@catweasel this has not been forgotten and some documentation has alreade been added as stated here.
@tonfilm also went over good practices here.
To add to that I recently came across this way of doing things and I am enjoying it a lot. The branching model is well known in the software industry and there are tools which support it (Bitbucket supports it by default, so does Github and Git for Windows so if you have Git and Windows you can already use it).
I am starting to use on my own VL and work repos and things remain very clean and easy to make sense of. Also it automates all the branching, merging, deleting old branches and naming things properly which is great, less chance for human error.

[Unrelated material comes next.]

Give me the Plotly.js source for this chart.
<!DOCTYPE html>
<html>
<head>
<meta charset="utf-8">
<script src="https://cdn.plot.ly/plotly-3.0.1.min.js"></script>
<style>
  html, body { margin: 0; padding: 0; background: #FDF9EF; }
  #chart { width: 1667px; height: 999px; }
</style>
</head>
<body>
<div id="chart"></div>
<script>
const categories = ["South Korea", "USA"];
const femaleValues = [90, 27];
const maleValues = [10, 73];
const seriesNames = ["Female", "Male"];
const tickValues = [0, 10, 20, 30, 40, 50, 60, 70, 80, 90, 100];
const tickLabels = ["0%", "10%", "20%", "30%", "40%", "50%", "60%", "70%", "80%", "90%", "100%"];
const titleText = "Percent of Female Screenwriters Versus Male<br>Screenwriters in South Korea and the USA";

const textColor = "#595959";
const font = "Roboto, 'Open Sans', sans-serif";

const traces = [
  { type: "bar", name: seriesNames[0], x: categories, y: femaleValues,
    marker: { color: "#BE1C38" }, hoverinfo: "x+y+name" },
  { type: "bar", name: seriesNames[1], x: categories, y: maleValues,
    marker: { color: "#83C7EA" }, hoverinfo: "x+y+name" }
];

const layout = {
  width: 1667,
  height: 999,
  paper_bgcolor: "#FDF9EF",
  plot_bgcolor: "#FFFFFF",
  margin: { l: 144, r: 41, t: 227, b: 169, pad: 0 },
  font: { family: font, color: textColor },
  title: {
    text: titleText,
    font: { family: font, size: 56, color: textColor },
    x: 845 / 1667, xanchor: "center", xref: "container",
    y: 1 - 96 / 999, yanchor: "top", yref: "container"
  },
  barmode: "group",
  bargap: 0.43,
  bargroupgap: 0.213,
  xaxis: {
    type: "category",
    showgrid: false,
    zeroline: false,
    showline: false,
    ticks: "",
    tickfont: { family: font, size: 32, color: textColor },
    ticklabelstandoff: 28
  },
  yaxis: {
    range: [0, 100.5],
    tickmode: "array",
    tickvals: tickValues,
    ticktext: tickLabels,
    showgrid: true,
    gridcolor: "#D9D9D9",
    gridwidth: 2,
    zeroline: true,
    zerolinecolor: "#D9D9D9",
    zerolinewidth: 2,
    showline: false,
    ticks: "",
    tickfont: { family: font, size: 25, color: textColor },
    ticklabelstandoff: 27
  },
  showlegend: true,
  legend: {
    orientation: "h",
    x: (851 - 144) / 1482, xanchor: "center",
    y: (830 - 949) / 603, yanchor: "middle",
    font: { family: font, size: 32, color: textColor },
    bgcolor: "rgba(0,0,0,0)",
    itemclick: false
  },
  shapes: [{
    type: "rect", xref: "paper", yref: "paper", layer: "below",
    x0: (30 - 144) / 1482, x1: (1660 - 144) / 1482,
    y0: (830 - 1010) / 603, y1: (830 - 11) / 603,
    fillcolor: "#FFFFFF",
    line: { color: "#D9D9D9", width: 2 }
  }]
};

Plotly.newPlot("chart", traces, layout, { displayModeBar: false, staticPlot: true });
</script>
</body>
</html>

I essense you have 2 main branches:
- main or master : for releases only
- develop: for internal dev, can be used for prerelease, should remain stable at all times
and then you have some other additional branch types:
- feature/XX: individual features dev. Should branch off develop and merge back to develop
- release/YY: individual release branch, prepping the code for a release. Branchess off develop, merges into main/master. Must be tagged with a version number
You can also use hotfix branches which I rarely use.
The strategy in general is documented nicely here: https://nvie.com/posts/a-successful-git-branching-model/ (as seen in my previous post)
This of course is a preference of mine and your project’s demands could find this is too much to bear with, or too little. There is just no golden way to do things right on git.